1 (White) vs. 4 (Black) – winner = 1
5 (White) vs. 2 (Black) – winner = 2
3 (White) vs. 6 (Black) – winner = 6
I would have expected (at least, in my "Manual Pairing Brain!) 2nd Round Pairings to be as follows:
2 (White - 1.0) vs. 1 (Black - 1.0)
6 (White - 1.0) vs. 5 (Black - 0.0)
4 (White - 0.0) vs. 3 (Black - 0.0)
But, NOPE!! WinTD paired the 2nd Round thusly:
6 (White - 1.0) vs. 1 (Black - 1.0)
2 (White - 1.0) vs. 3 (Black - 0.0)
4 (White - 0.0) vs. 5 (Black - 0.0)
EXPLANATIONS REQUESTED, PLEASE!!
It is, of course, a “LEGAL” pairing … and I am certainly not going to change legal pairings randomly (that were made by WinTD) just because there is a “better pairing.” But … I can not find a reason why WinTD made such a pairing. Any ideas?

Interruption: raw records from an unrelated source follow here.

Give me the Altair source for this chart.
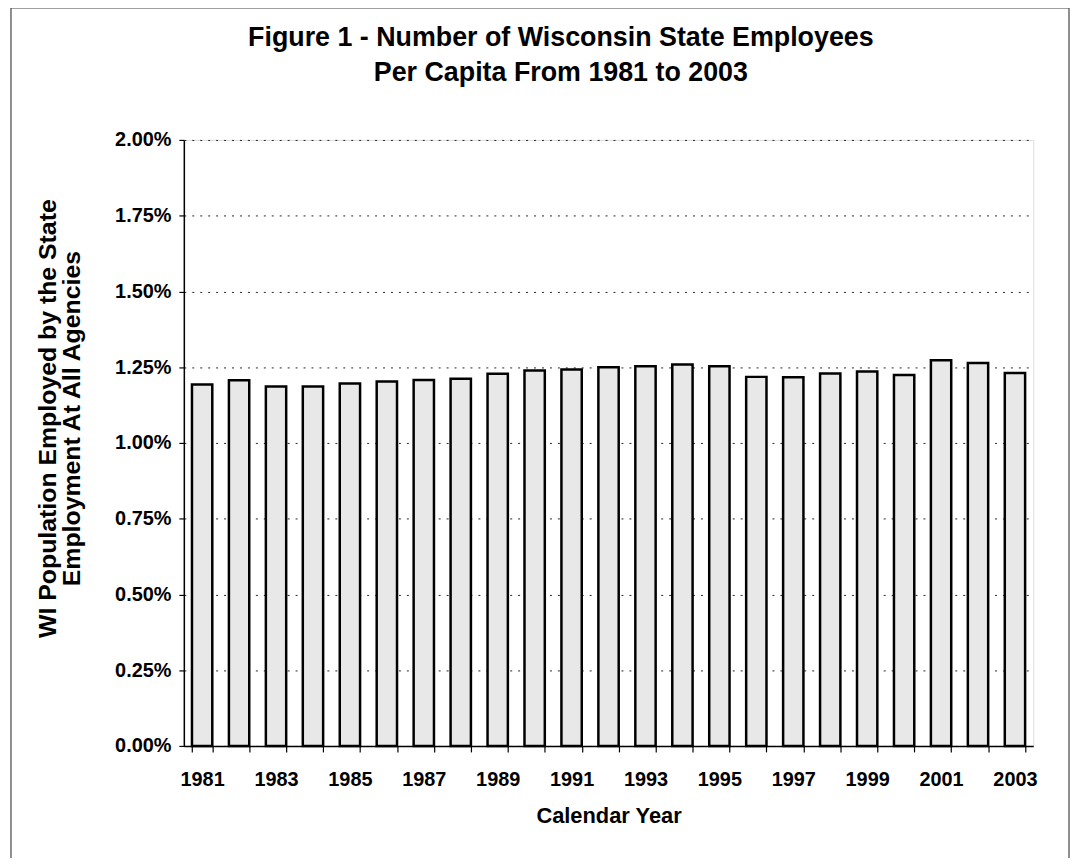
import altair as alt
import pandas as pd

years = [str(y) for y in range(1981, 2004)]
share_pct = [1.193, 1.207, 1.186, 1.186, 1.196, 1.203, 1.208, 1.212, 1.228, 1.239,
             1.242, 1.250, 1.253, 1.259, 1.253, 1.218, 1.217, 1.229, 1.236, 1.224,
             1.273, 1.264, 1.231]
y_ticks = [0, 0.25, 0.5, 0.75, 1.0, 1.25, 1.5, 1.75, 2.0]

title_lines = ["Figure 1 - Number of Wisconsin State Employees", "Per Capita From 1981 to 2003"]
y_title = ["WI Population Employed by the State", "Employment At All Agencies"]
x_title = "Calendar Year"

df = pd.DataFrame({"year": years, "share": share_pct})
FONT = "Liberation Sans"

bars = alt.Chart(df).mark_bar(
    fill="#e8e8e8", stroke="black", strokeWidth=2.5
).encode(
    x=alt.X("year:O", title=x_title,
            scale=alt.Scale(paddingInner=0.45, paddingOuter=0.22),
            axis=alt.Axis(labelAngle=0, tickBand="extent",
                          labelExpr="parseInt(datum.label) % 2 == 1 ? datum.label : ''",
                          labelFont=FONT, labelFontSize=20, labelFontWeight="bold",
                          labelColor="black", labelPadding=18,
                          titleFont=FONT, titleFontSize=22, titleFontWeight="bold",
                          titleColor="black", titlePadding=16,
                          domainColor="black", domainWidth=1.5,
                          tickColor="black", tickSize=6, tickWidth=1.2, grid=False)),
    y=alt.Y("share:Q", title=y_title,
            scale=alt.Scale(domain=[0, 2], nice=False, zero=True),
            axis=alt.Axis(values=y_ticks,
                          labelExpr="format(datum.value, '.2f') + '%'",
                          labelFont=FONT, labelFontSize=20, labelFontWeight="bold",
                          labelColor="black", labelPadding=8,
                          titleFont=FONT, titleFontSize=25, titleFontWeight="bold",
                          titleColor="black", titlePadding=30, titleLineHeight=24,
                          titleY=280,
                          domainColor="black", domainWidth=1.5,
                          tickColor="black", tickSize=5, tickWidth=1.2,
                          grid=True, gridColor="black", gridDash=[2, 6],
                          gridWidth=1, gridOpacity=0.85)),
)

frame = alt.Chart(pd.DataFrame({"k": [0]})).mark_rect(
    fill=None, stroke="#444", strokeWidth=1.2
).encode(
    x=alt.value(-174), x2=alt.value(891), y=alt.value(-133), y2=alt.value(740)
)

chart = alt.layer(frame, bars).properties(
    width=855, height=610,
    padding={"left": 177, "top": 130, "right": 37, "bottom": 110},
    autosize=alt.AutoSizeParams(type="none"),
    title=alt.TitleParams(text=title_lines, font=FONT, fontSize=27, fontWeight="bold",
                          color="black", anchor="middle", frame="group",
                          offset=-80, lineHeight=35, dx=-48),
).configure_view(stroke="#444", strokeWidth=1).configure(background="white")

chart.save("out.html", embed_options={"renderer": "svg", "actions": False})
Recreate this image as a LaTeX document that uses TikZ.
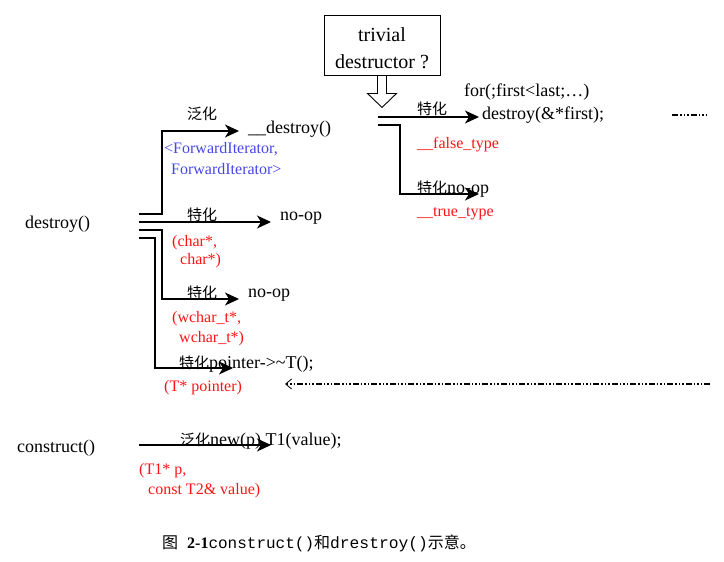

Assuming the tournament in question was the SKP_30-30_Ratings_Booster_2 (which seems likely based on the date and the initials and ratings of the players in the original post), no, there was no draw in the first round.
Check the numeric limits on interchanges and transpositions. If transpositions are zero then it may have kept player 3 as the top of the 0-1 score-group to be paired with the lowest 1-0 that had not already played 3.
Nice detective work … yes, S.K.P. Ratings Booster #2 … … … the draws were IN Rd. 2 (and Rd. 3 – that one was a “King & Rook” vs. “King & Bishop”) … … …
“Pairing Effort” is set to “999” … … … hmmm … perhaps it “OVER-thought” it!
Those would be Harkness pairings if that was chosen in the Pairing Rules preferences. Or “Avoid interchanges” rather than “Limit interchanges”. One thing to note is that the “obvious” pairings aren’t that clear. The natural pairings are 1v2, 6v3, 4v5, but 6 and 3 have played, so either the up or down float has to change. Pairing 6 with 5 is pairing the downfloat with the lowest ranked player in the next score group down so switching the 6 and 2 (which is an adjacent swap) may be seen as superior depending upon how the preferences are set.
I can certainly think of an argument for the pairing that the computer gave:
First, to state the obvious, 1 cannot play 4, 2 cannot play 5, and 3 cannot play 6 because they have already faced each other.
The second rule is that players of equal scores should face each other, but there are three players with a score of 1 and three players with a score of 0, so it follows that one player who has a score of 1 must face one player who has a score of 0. Since player 1 is the only player with a score of 1 who is due black, it follows that he should be paired either with player 2 or with player 6. And since player 4 is the only player with a score of 0 who is due white, it follows that he should be paired either with player 3 or with player 5.
The third rule is that, within each score group, upper half should face lower half. But there are three players in each score group. Player 2 and player 6 are closer to each other in rating than either is to player 1, so there is no particular advantage to either pairing. But player 3 and player 4 have ratings that are very close, so a case can be made that pairing player 4 with player 5 better satisfies the principle of pairing upper half against lower half. This would mean that player 3 would be the score 0 player who should be paired with a score 1 player. Since player 3 has already faced player 6, this would indicate that player 3 should be paired against player 2, which would leave players 1 and 6 to be paired against each other.